What is an operating yield curve in DeFi?
The yield curve in U.S. Treasuries has inverted. It happened in late March and again in early April. And yes you should care.
Looking back at the past six yield curve inversions going back to 1978, five were followed by an economic recession.
But wait, some greenhorns might be asking, what’s a yield curve?
On a simple "here’s your loan, and here's what you owe me" chart (otherwise known as the interest rate term structure), you'll typically find rate levels on the Y (vertical) axis and time horizon (maturity) levels on the X (horizontal) axis.
Thus, one might (should) expect to see a short-term (e.g. 2-year) loan with a relatively low (say 2%) interest rate attached to it; that’s relative to a loan that gets paid back over a longer period of time – one that presumably would be associated with a higher rate (reflecting the time value of money).
Visualize the short-term zero-coupon note, if you will, on a graph chart, as a plotted point in the lower left hand corner.
As you’d expect, we’d place the plot point for a 12-year loan carrying a 6% rate further up, and to the right.
Connecting the dots – it’s an upward sloping line; go ahead and call it a curve.
As a forecasting tool, the yield curve is intuitive enough. The inversion – when short-term rates flip higher than long-term rates – is viewed as inherently troubling. Why? Because the implication is that the near-term outlook is looking dicey even relative to unseen, completely unknown conditions that’ll play out much further down the line.
The curve is used – in traditional debt markets – to structure trades with interest rate terms that are engineered to earn profit and/or serve as a hedge.
A good example of this is the "carry trade." It's one in which a financier or investor borrows at low interest rates and lends at higher interest rates.
But what about decentralized financial markets, are there not interest rate term structures to be utilized here? Not quite, as it turns out.
For all of its innovations, the "DeFi" realm still lacks a robust set of tools for the practical matter of plotting a digital asset-lending/borrowing protocol-driven curve.
Quickly digesting the prices/yields and spreads among U.S. Treasuries, considered the world's most liquid financial instruments – clearly defined, with universally understood maturities – is relatively easy. Just switch on a Bloomberg terminal or Google “treasuries” and “yields.”
DeFi yield curves are harder to pin down. That’s because of the way these markets are run, in a non-traditional, automated, decentralized way.
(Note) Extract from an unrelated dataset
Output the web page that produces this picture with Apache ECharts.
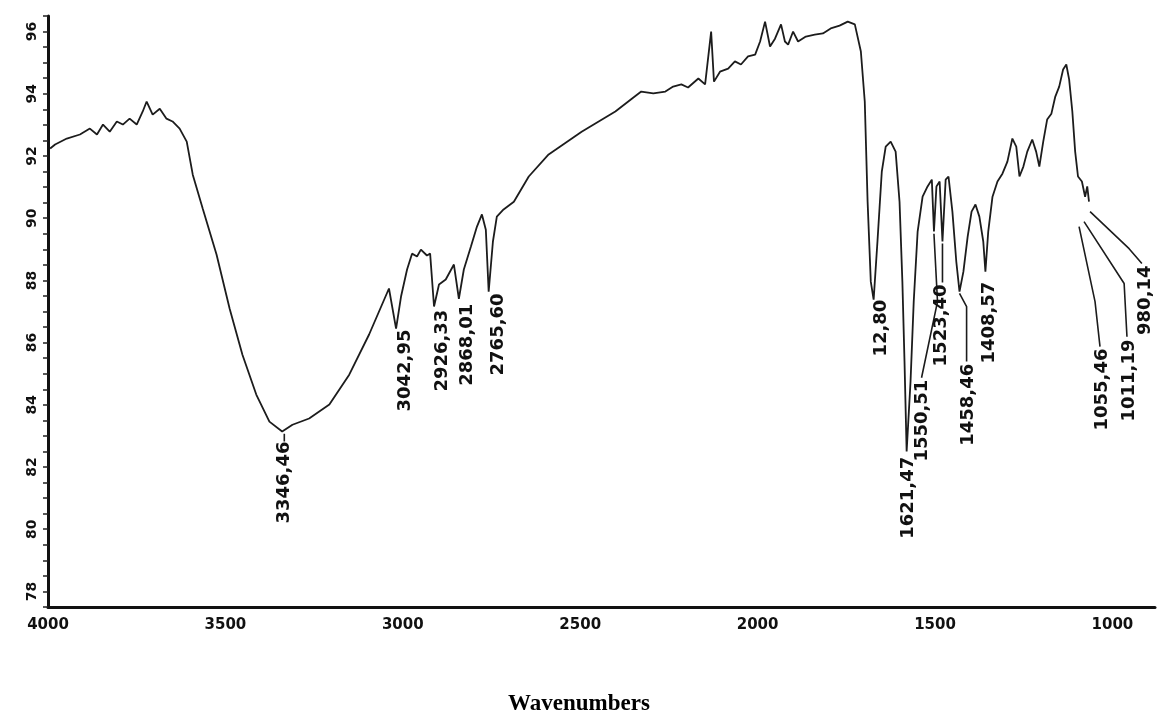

It’s just done differently, relative to the straightforward "bond math" to which we've grown accustomed.
Let’s say Popeye's portly pal Wimpy wants to score himself a hamburger today (but happily pay for it on, say, Tuesday); in this cartoon caper, the provider of the burger can figure out a fair level of interest to charge Wimpy by gaining an understanding of the item's accurate present value and contrasting it, versus the public data on interest rates, particularly those connected with various other meat-and-bun-based loans, plotting interest rates along the time axis, constructing a curve.
The pricing ultimately will represent the current cartoon burger marketplace with Wimpy and other eaters, vendors and related counter-parties all reading off the same menu i.e. following the same internationally recognized standard set of agreed discovery protocols. Gaps between disparate prices are closed by arbitragers some of whom may be in possession of information that might suggest Wimpy is overextended on his food budget (possibly even seeking out a credit default swap instrument to hedge that risk).
Moving away from the Wimpy example and into the more complicated (but not necessarily that complicated) realm of DeFi projects ... we're mainly talking about borrowing/lending protocols that run on yield farming structures based on pools of liquidity.
Pool-based price/yield discovery happens algorithmically. It’s pegged to a utilization rate, suitable enough for spot markets that aren't always liquid.
However, DeFi bond math gets fuzzy, owing to a form of capital imbalance risk known as "impermanent loss." And this transient, hard to make uniform, state is what so complicates matters.
Not exactly impermanent
An impermanent loss can occur when a liquidity provider deposits assets to a liquidity pool – and then the price of the deposited assets changes. A reduced dollar value at the time of withdrawal compared to the time of deposit is marked as an impermanent loss but can still be made up when trading fees are factored in, which is why even an impermanent loss can turn profitable if enough trading fees are piled up.
Just as interest rate swaps can be tailored to suit parties’ counter-theories about the direction of rates over periods of time, there could be an entirely new field for the pricing of DeFi-related instruments, based around the hedging and extrapolation of impermanent loss and trading fee factors.
DeFi protocols and their pool-based pricing mechanisms don’t necessarily play well together. There’s no universal standardized maturity “menu,” as with Treasuries. Every pool and related borrowing/lending action is localized and not easily extrapolated.
Yield curves are formed by the observation of prices of financial instruments that have well-defined maturities; the yield curve is then used to price other instruments. In crypto, there are not yet suitable instruments to use as inputs to this procedure. Not yet anyway.
Jet Protocol plans launching secured zero-coupon bond instruments via continuous markets for debt of specific tenors.